### [Objective]
Only the lines from the start of the data to the line containing "import * as d3 from 'd3';", both included, should be output, exactly and without pictures.

### [Data excerpt]
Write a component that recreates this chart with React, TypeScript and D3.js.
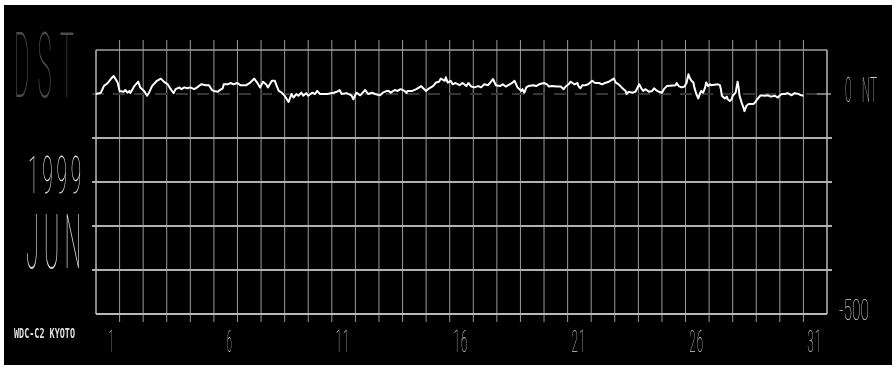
import * as d3 from 'd3';

// hourly Dst samples (hours since 1 June 00UT, nT)
const hours = [
  0, 5, 8, 12, 15, 18, 22, 24, 28, 30, 32, 34, 35, 39, 43, 45, 49, 52, 54, 57, 62, 66, 69, 73,
  76, 79, 81, 85, 87, 90, 93, 96, 100, 103, 107, 112, 115, 118, 120, 124, 126, 129, 130, 134,
  137, 140, 144, 147, 150, 153, 157, 161, 164, 167, 170, 173, 175, 179, 182, 184, 186, 189, 192,
  196, 199, 201, 204, 206, 209, 211, 214, 216, 220, 223, 225, 228, 235, 242, 245, 248, 250, 255,
  260, 262, 265, 269, 274, 277, 281, 284, 289, 292, 296, 298, 300, 304, 307, 310, 314, 316, 317,
  322, 326, 329, 331, 333, 336, 339, 343, 346, 349, 351, 355, 356, 358, 361, 363, 366, 370, 373,
  377, 379, 382, 385, 389, 392, 395, 399, 401, 404, 407, 411, 414, 417, 421, 424, 426, 429, 433,
  434, 436, 438, 440, 445, 448, 451, 456, 459, 461, 464, 469, 473, 476, 478, 481, 483, 485, 487,
  490, 491, 493, 495, 498, 501, 505, 508, 512, 515, 518, 522, 525, 527, 529, 532, 535, 539, 540,
  542, 546, 549, 552, 553, 555, 557, 559, 563, 566, 568, 570, 573, 576, 578, 581, 590, 591, 593,
  596, 599, 601, 603, 604, 606, 608, 609, 611, 613, 615, 616, 618, 620, 621, 623, 625, 626, 633,
  635, 636, 637, 640, 642, 643, 645, 647, 648, 651, 653, 654, 655, 657, 659, 660, 662, 664, 669,
  671, 673, 676, 677, 681, 684, 687, 691, 694, 696, 698, 701, 704, 708, 711, 715, 718, 720,
];
const dst = [
  0, 3, 18, 25, 34, 41, 26, 7, 5, 9, 3, 7, 2, 18, 28, 15, 7, -4, 3, 18, 30, 35, 28, 22,
  11, 2, 11, 15, 11, 15, 13, 15, 11, 15, 22, 20, 20, 9, 7, 5, 9, 13, 22, 22,
  25, 22, 25, 20, 20, 20, 26, 35, 26, 15, 28, 22, 15, 30, 30, 18, 7, 3, -4,
  -18, 0, -8, 0, -4, 3, -4, 2, -4, 3, 0, 7, 0, 0, 3, 5, 9, 0, 2,
  -3, -12, 3, -3, 9, 0, 3, 0, -3, 3, 7, 7, 3, 9, 7, 11, 7, 2, 7,
  7, 11, 15, 18, 13, 7, 13, 18, 26, 28, 35, 30, 38, 26, 30, 22, 25, 20, 25,
  18, 25, 17, 15, 18, 15, 22, 20, 25, 34, 20, 18, 22, 17, 22, 26, 30, 15, 7,
  11, 3, 15, 18, 20, 18, 22, 25, 22, 17, 18, 17, 17, 11, 17, 22, 28, 25, 22,
  25, 18, 13, 20, 20, 22, 30, 25, 25, 22, 25, 28, 32, 35, 26, 22, 15, 7, 0,
  5, 3, 5, 18, 22, 13, 7, 11, 5, 7, 13, 9, 5, 3, 11, 18, 20, 25, 18,
  15, 17, 25, 45, 38, 30, 26, 15, 0, -10, 3, 7, 3, 15, 26, 18, 22, 20, 22,
  20, 11, -4, -10, -6, -12, -16, -12, -4, 3, 28, 15, -4, -19, -31, -39, -27, -23, -23,
  -19, -12, -4, -3, -4, -3, -6, -4, -8, -3, 0, 0, 2, -3, 2, 0, -3, -4,
];

const dayLabels = [1, 6, 11, 16, 21, 26, 31];
const gridLevels = [-100, -200, -300, -400];
const DAYS_SHOWN = 31;

const W = 896;
const H = 368;
const left = 96;
const right = 827;
const top = 50;
const bottom = 314;

const FONT = 'Roboto, "DejaVu Sans", sans-serif';

function CondText(props: {
  x: number;
  y: number;
  text: string;
  size: number;
  width: number;
  fill: string;
  anchor?: string;
  spacing?: number;
  wordSpacing?: number;
  family?: string;
  weight?: number | string;
}) {
  const {
    x, y, text, size, width, fill,
    anchor = 'start', spacing = 0, wordSpacing = 0, family = FONT, weight = 100,
  } = props;
  return (
    <text
      x={x}
      y={y}
      fontSize={size}
      fontFamily={family}
      fontWeight={weight}
      fill={fill}
      textAnchor={anchor}
      letterSpacing={spacing}
      wordSpacing={wordSpacing}
      textLength={width}
      lengthAdjust='spacingAndGlyphs'
      xmlSpace='preserve'
    >
      {text}
    </text>
  );
}

export default function App() {
  const x = d3.scaleLinear().domain([0, DAYS_SHOWN * 24]).range([left, right]);
  const y = d3.scaleLinear().domain([100, -500]).range([top, bottom]);

  const points = hours.map((h, i) => [h, dst[i]] as [number, number]);
  const line = d3
    .line<[number, number]>()
    .x((d) => x(d[0]))
    .y((d) => y(d[1]));

  const dayBounds = d3.range(1, DAYS_SHOWN);

  return (
    <>
      <style>{'body{margin:0;background:#fff}'}</style>
      <svg width={W} height={H} style={{ display: 'block' }}>
        <rect x={4} y={5} width={888} height={360} fill='#000' />

        {/* day grid */}
        {dayBounds.map((d) => (
          <line
            key={d}
            x1={x(d * 24)}
            x2={x(d * 24)}
            y1={top - 10}
            y2={bottom + 8}
            stroke='#9a9a9a'
            strokeWidth={1}
          />
        ))}

        {/* level grid */}
        {gridLevels.map((v) => (
          <line
            key={v}
            x1={left - 4}
            x2={right + 5}
            y1={y(v)}
            y2={y(v)}
            stroke='#b0b0b0'
            strokeWidth={2}
          />
        ))}

        {/* zero level */}
        <line
          x1={left - 4}
          x2={right}
          y1={y(0)}
          y2={y(0)}
          stroke='#363636'
          strokeWidth={2}
          strokeDasharray='12 9'
        />
        <line x1={right - 10} x2={right + 4} y1={y(0)} y2={y(0)} stroke='#777' strokeWidth={2} />

        {/* frame */}
        <line x1={left} x2={right} y1={top} y2={top} stroke='#a0a0a0' strokeWidth={1.5} />
        <line x1={left} x2={right} y1={bottom} y2={bottom} stroke='#b8b8b8' strokeWidth={2} />
        <line x1={left} x2={left} y1={top} y2={bottom} stroke='#b8b8b8' strokeWidth={1.5} />
        <line x1={right} x2={right} y1={top} y2={bottom} stroke='#b8b8b8' strokeWidth={1.5} />

        <path d={line(points) ?? ''} fill='none' stroke='#fff' strokeWidth={2} strokeLinejoin='round' />

        <g style={{ filter: 'grayscale(1)' }}>
          {/* titles */}
          <CondText x={14} y={97} text='DST' size={90} width={68} fill='#4c4c4c' spacing={30} />
          <CondText x={28} y={193} text='1999' size={51} width={57} fill='#dcdcdc' spacing={10} />
          <CondText x={26} y={268} text='JUN' size={76} width={60} fill='#dcdcdc' spacing={16} />
          <CondText
            x={14}
            y={338}
            text='WDC-C2 KYOTO'
            size={14}
            width={61}
            fill='#e0e0e0'
            family='"DejaVu Sans Mono", monospace'
            weight={700}
          />

          {/* axis labels, right-aligned just past each day's centre */}
          {dayLabels.map((d) => (
            <CondText
              key={d}
              x={x((d - 1) * 24 + 12) + 7}
              y={352}
              text={String(d)}
              size={31}
              width={String(d).length > 1 ? 15 : 6}
              fill='#cfcfcf'
              anchor='end'
              spacing={3}
            />
          ))}
          <CondText x={845} y={102} text='0 NT' size={35} width={32} fill='#cfcfcf' wordSpacing={22} />
          <CondText x={839} y={320} text='-500' size={30} width={30} fill='#cfcfcf' />
        </g>
      </svg>
    </>
  );
}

### [Answer for the task]
Write a component that recreates this chart with React, TypeScript and D3.js.
import * as d3 from 'd3';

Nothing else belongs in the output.